Having considered that chapter and learnt the lesson of subjection to the will of God in the midst of these trials, let us go on to chapter 23, for in it there shines the light of a sure and wonderful word. “He will swallow up death in victory: and the Lord God will wipe away tears from all faces … for the Lord has spoken it” (v. 8). Here is the second lesson. It is the lesson of HOPE. The Christian’s career does not end in disappointment and gloom, but in triumph and glory. “Our light affliction which is but for a moment, works for us a far more exceeding and eternal weight of glory.” What a prospect! What a hope! Our great and glorious God will celebrate His triumph over death, and we shall have our part in that triumph. Death—dark king of terrors—will be swallowed up, will utterly disappear in God’s victory. In that the power of God, His greatness and glory will be demonstrated, but what of His tenderness of heart? Could any words more beautifully describe this? “The Lord God will wipe away all tears from all faces.” It is a wonderful word, a consoling word, for what our God will be then He is now, and in lowly subjection to His will we may learn the tenderness of His heart. Like a mother when she gathers her weeping child to her bosom and gently wipes his tears away, so is our God, and though our brightest earthly hopes have crashed about us, and “the earth is empty and waste,” we have this “God of all comfort” as our God and the sure and certain hope of the fulfilment of this great word.

We pass on to chapter 26, and there our third lesson lies plainly before us. “Thou wilt keep him in perfect peace, whose mind is stayed on Thee: because he trusts in Thee.
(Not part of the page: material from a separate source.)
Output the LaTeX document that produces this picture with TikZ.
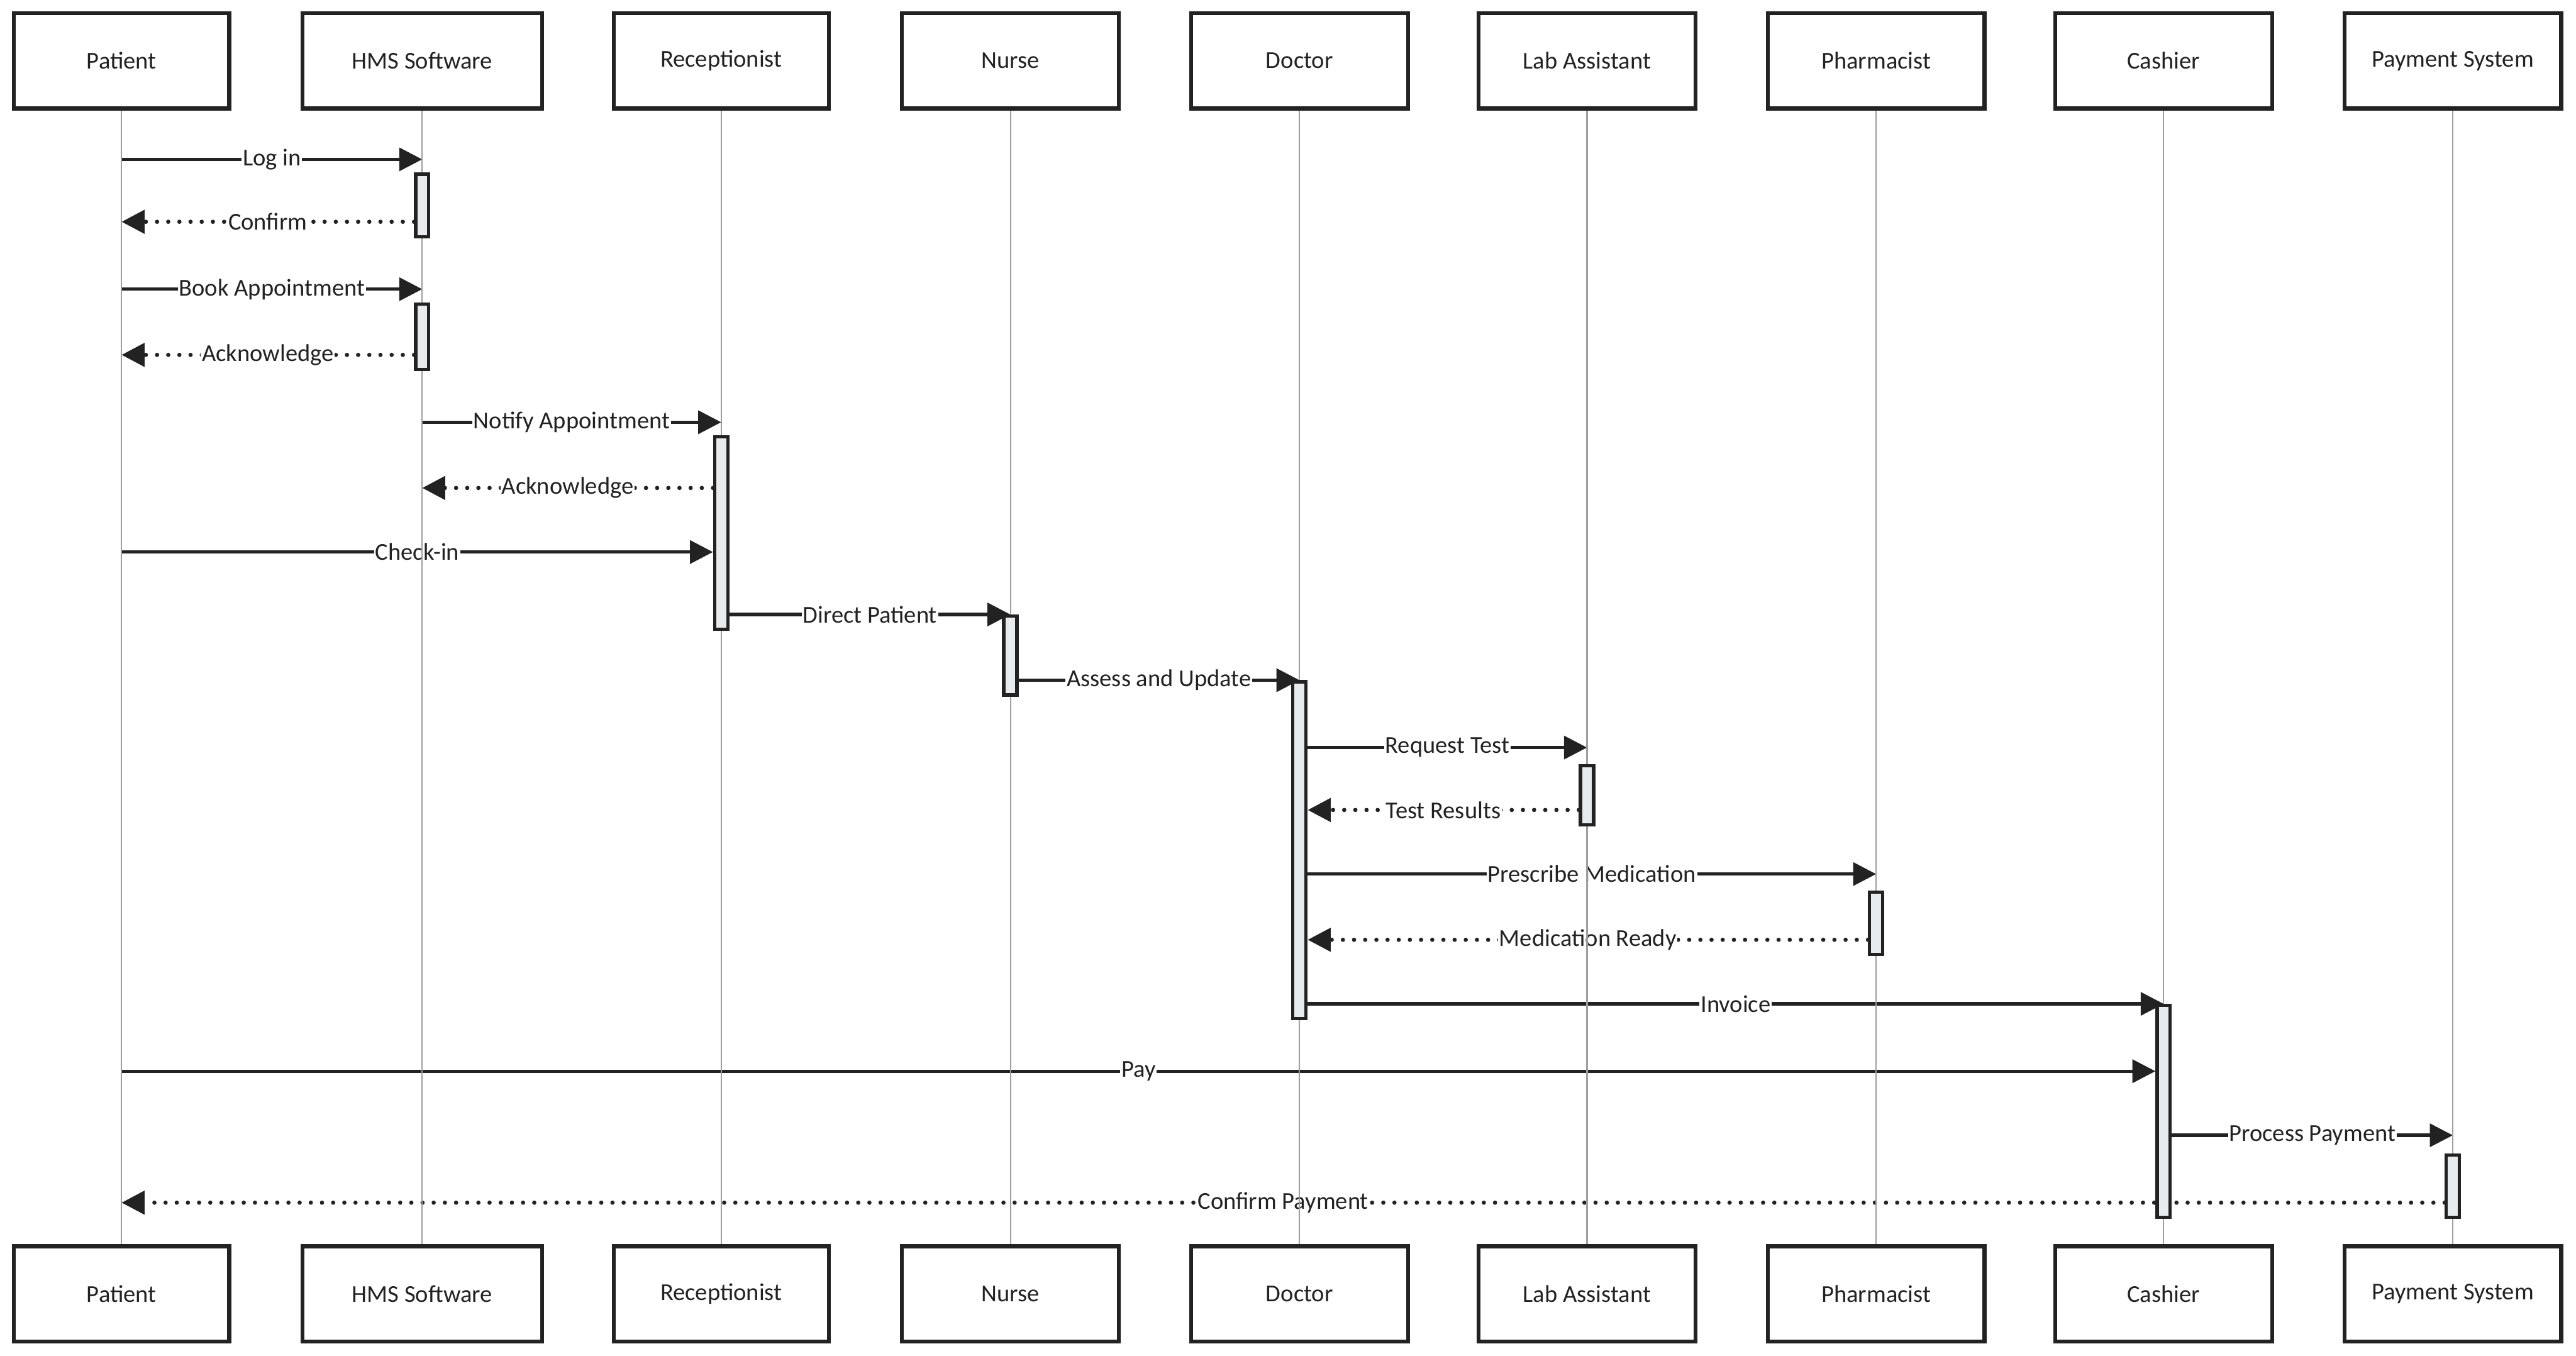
\documentclass[tikz,border=0pt]{standalone}
\usepackage{fontspec}
\setmainfont{Carlito}
\usetikzlibrary{arrows.meta}
\definecolor{inkDark}{HTML}{222222}
\definecolor{barFill}{HTML}{E8EBEE}
\definecolor{lifeGray}{HTML}{9E9E9E}
\newcommand{\pxu}{0.5mm}
\pgfdeclarelayer{life}
\pgfdeclarelayer{acts}
\pgfsetlayers{main,life,acts}

\begin{document}
\begin{tikzpicture}[x=\pxu, y=-\pxu,
    font=\fontsize{21}{25}\selectfont,
    actor/.style={draw=inkDark, line width=1.2mm, fill=white, minimum height=58*\pxu, text=inkDark},
    actbar/.style={draw=inkDark, line width=1mm, fill=barFill, minimum width=8*\pxu, inner sep=0pt},
    lifeline/.style={draw=lifeGray, line width=0.4mm},
    msg/.style={draw=inkDark, line width=1mm, -{Triangle[length=7mm, width=7mm]}},
    reply/.style={msg, line cap=round, line width=1.3mm, dash pattern=on 0pt off 3.4mm},
    lbl/.style={fill=white, inner sep=1pt, text=inkDark}]
    \useasboundingbox (0,0) rectangle (1568,825);

    % participants, top and bottom
    \foreach \n/\x/\w/\t in {pat/74/131/Patient, hms/257/146/HMS Software, rec/439/131/Receptionist,
        nur/615/132/Nurse, doc/791/132/Doctor, lab/966/132/Lab Assistant, pha/1142/132/Pharmacist,
        cas/1317/132/Cashier, pay/1493/132/Payment System} {
        \node[actor, minimum width=\w*\pxu] (top-\n) at (\x,37) {\t};
        \node[actor, minimum width=\w*\pxu] (bot-\n) at (\x,787.5) {\t};
        \begin{pgfonlayer}{life}
            \draw[lifeline] (top-\n) -- (bot-\n);
        \end{pgfonlayer}
    }

    % activation bars
    \begin{pgfonlayer}{acts}
    \foreach \n/\who/\y/\h in {hms1/hms/125/38, hms2/hms/205/40, rec/rec/324.5/117, nur/nur/399/48,
        doc/doc/517.5/205, lab/lab/484/36, pha/pha/562/38, cas/cas/676.5/129, pay/pay/722/38}
        \node[actbar, minimum height=\h*\pxu] (act-\n) at (top-\who |- 0,\y) {};
    \end{pgfonlayer}

    % messages
    \draw[msg] (top-pat |- 0,97) -- (top-hms |- 0,97) node[lbl, midway] {Log in};
    \draw[reply] (act-hms1.west |- 0,135) -- (top-pat |- 0,135) node[lbl, midway] {Confirm};
    \draw[msg] (top-pat |- 0,176) -- (top-hms |- 0,176) node[lbl, midway] {Book Appointment};
    \draw[reply] (act-hms2.west |- 0,216) -- (top-pat |- 0,216) node[lbl, midway] {Acknowledge};
    \draw[msg] (top-hms |- 0,257) -- (top-rec |- 0,257) node[lbl, midway] {Notify Appointment};
    \draw[reply] (act-rec.west |- 0,297) -- (top-hms |- 0,297) node[lbl, midway] {Acknowledge};
    \draw[msg] (top-pat |- 0,336) -- (act-rec.west |- 0,336) node[lbl, midway] {Check-in};
    \draw[msg] (act-rec.east |- 0,374) -- (top-nur |- 0,374) node[lbl, midway] {Direct Patient};
    \draw[msg] (act-nur.east |- 0,414) -- (top-doc |- 0,414) node[lbl, midway] {Assess and Update};
    \draw[msg] (act-doc.east |- 0,455) -- (top-lab |- 0,455) node[lbl, midway] {Request Test};
    \draw[reply] (act-lab.west |- 0,493) -- (act-doc.east |- 0,493) node[lbl, midway] {Test Results};
    \draw[msg] (act-doc.east |- 0,532) -- (top-pha |- 0,532) node[lbl, midway] {Prescribe Medication};
    \draw[reply] (act-pha.west |- 0,572) -- (act-doc.east |- 0,572) node[lbl, midway] {Medication Ready};
    \draw[msg] (act-doc.east |- 0,611) -- (top-cas |- 0,611) node[lbl, midway] {Invoice};
    \draw[msg] (top-pat |- 0,652) -- (act-cas.west |- 0,652) node[lbl, midway] {Pay};
    \draw[msg] (act-cas.east |- 0,691) -- (top-pay |- 0,691) node[lbl, midway] {Process Payment};
    \draw[reply] (act-pay.west |- 0,732) -- (top-pat |- 0,732) node[lbl, midway] {Confirm Payment};
\end{tikzpicture}
\end{document}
Trust ye in the Lord for ever: for in the LORD JEHOVAH is everlasting strength” (vv. 3-4). Here the lesson is TRUST: a needed lesson if we are to be kept quiet and confident in the turbulent waters of sorrow and loss. We must trust, in the absolute goodness and wisdom and love of God. We have no hope but in Him, and we need no other. We must put our whole confidence in Him and rest in His strong hand and tender heart. We must trust Him even when we cannot understand His way, and go on trusting—walking by faith and not by sight—this is the way of peace—perfect peace, of “peace, peace” as the margin reads. We put these three worth together, they give us a completed course in the school of God—SUBJECTION, HOPE and TRUST.
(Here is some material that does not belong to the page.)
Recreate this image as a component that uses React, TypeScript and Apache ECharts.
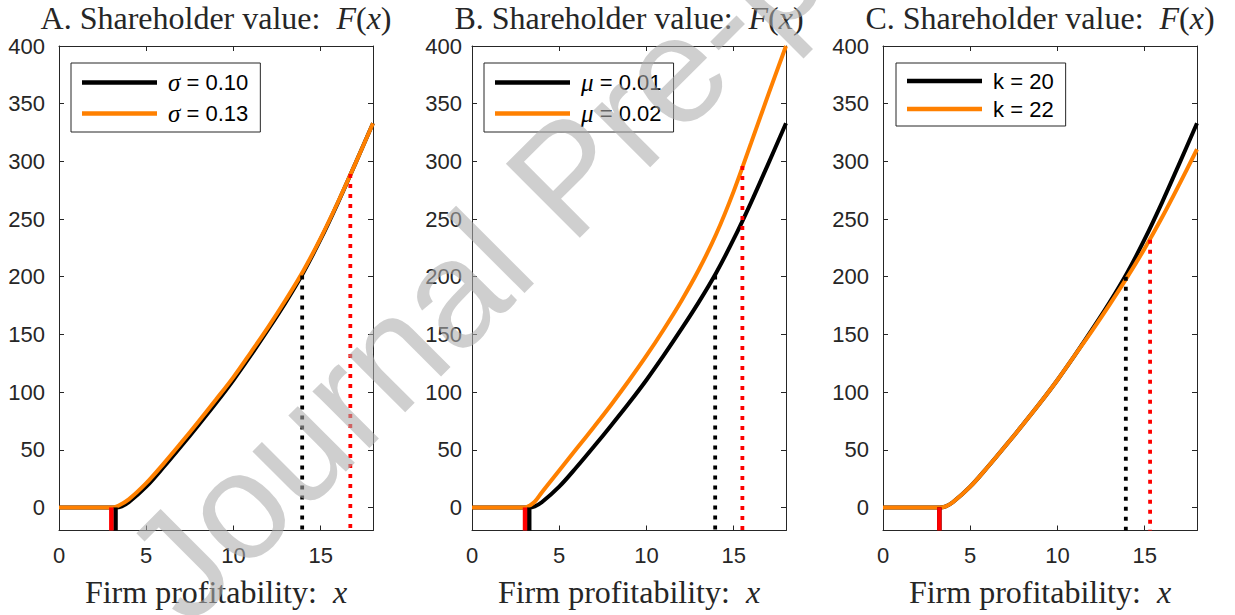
import React, { useEffect, useRef } from "react";
import * as echarts from "echarts";

// ---------- data ----------
const X_TICKS = [0, 5, 10, 15];
const Y_TICKS = [0, 50, 100, 150, 200, 250, 300, 350, 400];

const TITLES = ["A", "B", "C"];
const LEGEND_NAMES = [
  ["σ = 0.10", "σ = 0.13"],
  ["μ = 0.01", "μ = 0.02"],
  ["k = 20", "k = 22"],
];

// baseline curve (black) – same parameters in every panel
const baseX = [0, 3.24, 3.6, 4, 5, 6, 7, 8, 9, 10, 11, 12, 13, 14, 15, 16, 17, 18];
const baseF = [0, 0, 1, 4.5, 18, 35, 53, 71.5, 90.5, 110.5, 132, 154.5, 178, 203.5, 232.5, 264.5, 298.5, 333];

// panel A: sigma = 0.13
const aOrangeX = [0, 3.0, 3.4, 4, 5, 6, 7, 8, 9, 10, 11, 12, 13, 14, 15, 16, 17, 18];
const aOrangeF = [0, 0, 1.5, 7, 21, 38, 56, 74.5, 93.5, 113, 134.5, 156.5, 180, 205, 233.5, 265, 298.5, 333];

// panel B: mu = 0.02
const bOrangeX = [0, 3.04, 3.3, 3.6, 4, 5, 6, 7, 8, 9, 10, 11, 12, 13, 14, 15, 16, 17, 18];
const bOrangeF = [0, 0, 1.5, 5, 13, 32, 51, 70, 89.5, 110, 131.5, 154.5, 179, 206, 237, 274, 316, 358.5, 400];

// panel C: k = 22
const cOrangeX = [0, 3.23, 3.6, 4, 5, 6, 7, 8, 9, 10, 11, 12, 13, 14, 15, 16, 17, 18];
const cOrangeF = [0, 0, 1, 4.5, 18, 35, 53, 71.5, 90.5, 110.5, 132, 153.5, 176, 199.5, 224.5, 251.5, 280.5, 310.5];

// thresholds: [black default, red default] (solid bars from -20 to 0)
const defaultBlack = [3.24, 3.28, 3.23];
const defaultRed = [3.0, 3.04, 3.23];
// investment thresholds (dotted), x and top value
const investBlackX = [13.94, 13.94, 13.92];
const investBlackF = [201, 201, 200];
const investRedX = [16.7, 15.5, 15.31];
const investRedF = [289, 296, 232];

const Y_MIN = -20;
const Y_MAX = 400;
const X_MIN = 0;
const X_MAX = 18;

// ---------- layout ----------
const GRID_LEFT = [59, 472, 883];
const GRID_W = 314;
const GRID_TOP = 46;
const GRID_H = 484.5;
const LEGEND_LEFT = [71, 484, 896];
const YLABEL_MARGIN = [14, 10, 14];

const AX = "#262626";
const BLACK = "#000000";
const ORANGE = "#FF8000";
const RED = "#FF0000";
const SANS = "Liberation Sans";
const SERIF = "Liberation Serif";

const zip = (xs: number[], ys: number[]) => xs.map((x, i) => [x, ys[i]]);

export default function App() {
  const ref = useRef<HTMLDivElement>(null);
  useEffect(() => {
    document.body.style.margin = "0";
    if (!ref.current) return;
    const chart = echarts.init(ref.current, null, { renderer: "svg" });

    const grids: any[] = [];
    const xAxes: any[] = [];
    const yAxes: any[] = [];
    const series: any[] = [];
    const legends: any[] = [];
    const graphics: any[] = [];

    const orangeX = [aOrangeX, bOrangeX, cOrangeX];
    const orangeF = [aOrangeF, bOrangeF, cOrangeF];

    for (let p = 0; p < 3; p++) {
      grids.push({
        left: GRID_LEFT[p],
        top: GRID_TOP,
        width: GRID_W,
        height: GRID_H,
        outerBoundsMode: "none",
        containLabel: false,
      });
    }
    // bottom x axes (0..2)
    for (let p = 0; p < 3; p++) {
      xAxes.push({
        gridIndex: p,
        type: "value",
        position: "bottom",
        min: X_MIN,
        max: X_MAX,
        axisLine: { show: true, onZero: false, lineStyle: { color: AX, width: 1 } },
        axisTick: { show: true, inside: true, length: 5, customValues: X_TICKS, lineStyle: { color: AX } },
        axisLabel: {
          customValues: X_TICKS,
          fontSize: 22,
          fontFamily: SANS,
          color: AX,
          margin: 14,
        },
        splitLine: { show: false },
        name: "Firm profitability:  {i|x}",
        nameLocation: "middle",
        nameGap: 45,
        nameTextStyle: {
          fontSize: 32,
          fontFamily: SERIF,
          color: AX,
          rich: { i: { fontSize: 32, fontFamily: SERIF, fontStyle: "italic", color: AX } },
        },
      });
    }
    // top x axes (3..5)
    for (let p = 0; p < 3; p++) {
      xAxes.push({
        gridIndex: p,
        type: "value",
        position: "top",
        min: X_MIN,
        max: X_MAX,
        axisLine: { show: true, onZero: false, lineStyle: { color: AX, width: 1 } },
        axisTick: { show: true, inside: true, length: 5, customValues: X_TICKS, lineStyle: { color: AX } },
        axisLabel: { show: false, customValues: X_TICKS },
        splitLine: { show: false },
      });
    }
    // left y axes (0..2)
    for (let p = 0; p < 3; p++) {
      yAxes.push({
        gridIndex: p,
        type: "value",
        position: "left",
        min: Y_MIN,
        max: Y_MAX,
        axisLine: { show: true, onZero: false, lineStyle: { color: AX, width: 1 } },
        axisTick: { show: true, inside: true, length: 5, customValues: Y_TICKS, lineStyle: { color: AX } },
        axisLabel: {
          customValues: Y_TICKS,
          fontSize: 22,
          fontFamily: SANS,
          color: AX,
          margin: YLABEL_MARGIN[p],
        },
        splitLine: { show: false },
      });
    }
    // right y axes (3..5)
    for (let p = 0; p < 3; p++) {
      yAxes.push({
        gridIndex: p,
        type: "value",
        position: "right",
        min: Y_MIN,
        max: Y_MAX,
        axisLine: { show: true, onZero: false, lineStyle: { color: AX, width: 1 } },
        axisTick: { show: true, inside: true, length: 5, customValues: Y_TICKS, lineStyle: { color: AX } },
        axisLabel: { show: false, customValues: Y_TICKS },
        splitLine: { show: false },
      });
    }

    for (let p = 0; p < 3; p++) {
      const common = { xAxisIndex: p, yAxisIndex: p, symbol: "none", silent: true };
      // black curve
      series.push({
        ...common,
        type: "line",
        name: LEGEND_NAMES[p][0],
        data: zip(baseX, baseF),
        smooth: 0.35,
        lineStyle: { color: BLACK, width: 4 },
        itemStyle: { color: BLACK },
        z: 2,
      });
      // orange curve
      series.push({
        ...common,
        type: "line",
        name: LEGEND_NAMES[p][1],
        data: zip(orangeX[p], orangeF[p]),
        smooth: 0.35,
        lineStyle: { color: ORANGE, width: 4 },
        itemStyle: { color: ORANGE },
        z: 3,
      });
      // default threshold bars
      series.push({
        ...common,
        type: "line",
        data: [
          [defaultBlack[p], Y_MIN],
          [defaultBlack[p], 0],
        ],
        lineStyle: { color: BLACK, width: 4.5, cap: "butt" },
        z: 4,
      });
      series.push({
        ...common,
        type: "line",
        data: [
          [defaultRed[p], Y_MIN],
          [defaultRed[p], 0],
        ],
        lineStyle: { color: RED, width: 4.5, cap: "butt" },
        z: 5,
      });
      // investment thresholds (dotted)
      series.push({
        ...common,
        type: "line",
        data: [
          [investBlackX[p], investBlackF[p]],
          [investBlackX[p], Y_MIN],
        ],
        lineStyle: { color: BLACK, width: 3.8, type: [4, 6], cap: "butt" },
        z: 6,
      });
      series.push({
        ...common,
        type: "line",
        data: [
          [investRedX[p], investRedF[p]],
          [investRedX[p], Y_MIN],
        ],
        lineStyle: { color: RED, width: 3.8, type: [4, 6], cap: "butt" },
        z: 6,
      });

      legends.push({
        data: LEGEND_NAMES[p],
        left: LEGEND_LEFT[p],
        top: 63,
        orient: "vertical",
        icon: "rect",
        itemWidth: 75,
        itemHeight: 4.5,
        itemGap: 6,
        padding: [7, 12, 6, 11],
        borderColor: AX,
        borderWidth: 1,
        backgroundColor: "#ffffff",
        selectedMode: false,
        formatter: (name: string) => {
          if (name.startsWith("σ") || name.startsWith("μ")) {
            return " {i|" + name.charAt(0) + "}{t|" + name.slice(1) + "}";
          }
          return "{t| " + name + "}";
        },
        textStyle: {
          fontSize: 22,
          fontFamily: SANS,
          color: "#000",
          rich: {
            i: { fontSize: 25, fontFamily: SERIF, fontStyle: "italic", color: "#000" },
            t: { fontSize: 22, fontFamily: SANS, color: "#000" },
          },
        },
      });

      graphics.push({
        type: "text",
        x: GRID_LEFT[p] + GRID_W / 2,
        y: 18,
        silent: true,
        style: {
          text: TITLES[p] + ". Shareholder value:  {i|F}({i|x})",
          fontSize: 32,
          fontFamily: SERIF,
          fill: AX,
          align: "center",
          verticalAlign: "middle",
          rich: { i: { fontSize: 32, fontFamily: SERIF, fontStyle: "italic", fill: AX } },
        },
      });
    }

    // watermark
    graphics.push({
      type: "text",
      x: 205,
      y: 645,
      rotation: Math.PI / 4,
      silent: true,
      z: 100,
      style: {
        text: "Journal Pre-proof",
        fontSize: 152,
        fontFamily: SANS,
        fill: "rgba(173,173,173,0.58)",
        align: "left",
        verticalAlign: "bottom",
      },
    });

    chart.setOption({
      animation: false,
      backgroundColor: "#ffffff",
      grid: grids,
      xAxis: xAxes,
      yAxis: yAxes,
      legend: legends,
      series,
      graphic: graphics,
    });
    return () => chart.dispose();
  }, []);
  return <div ref={ref} style={{ width: 1235, height: 615 }} />;
}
But there is more, the day is most surely coming when we shall take up the words of chapter 25:4. “Thou hast been a strength to the poor, and strength to the needy in his distress, a refuge from the storm, a shadow from the heat, when the blast of the terrible one is as a storm against the wall.” We may say that continually, it is surely our daily experience, but what will it be when the storms of life are over and past, and we review all the way that God has led us, and how He has sustained us and brought us through when our way seemed utterly closed. Then we shall without a falter in our praise sing forth, “O Lord, Thou art my God: I will exalt Thee. I will praise Thy Name; for Thou hast done wonderful things: Thy counsels of old are faithfulness and truth.” But we can sing it now, for we know that all things work together for good, to them that love God and are the called according to His purpose.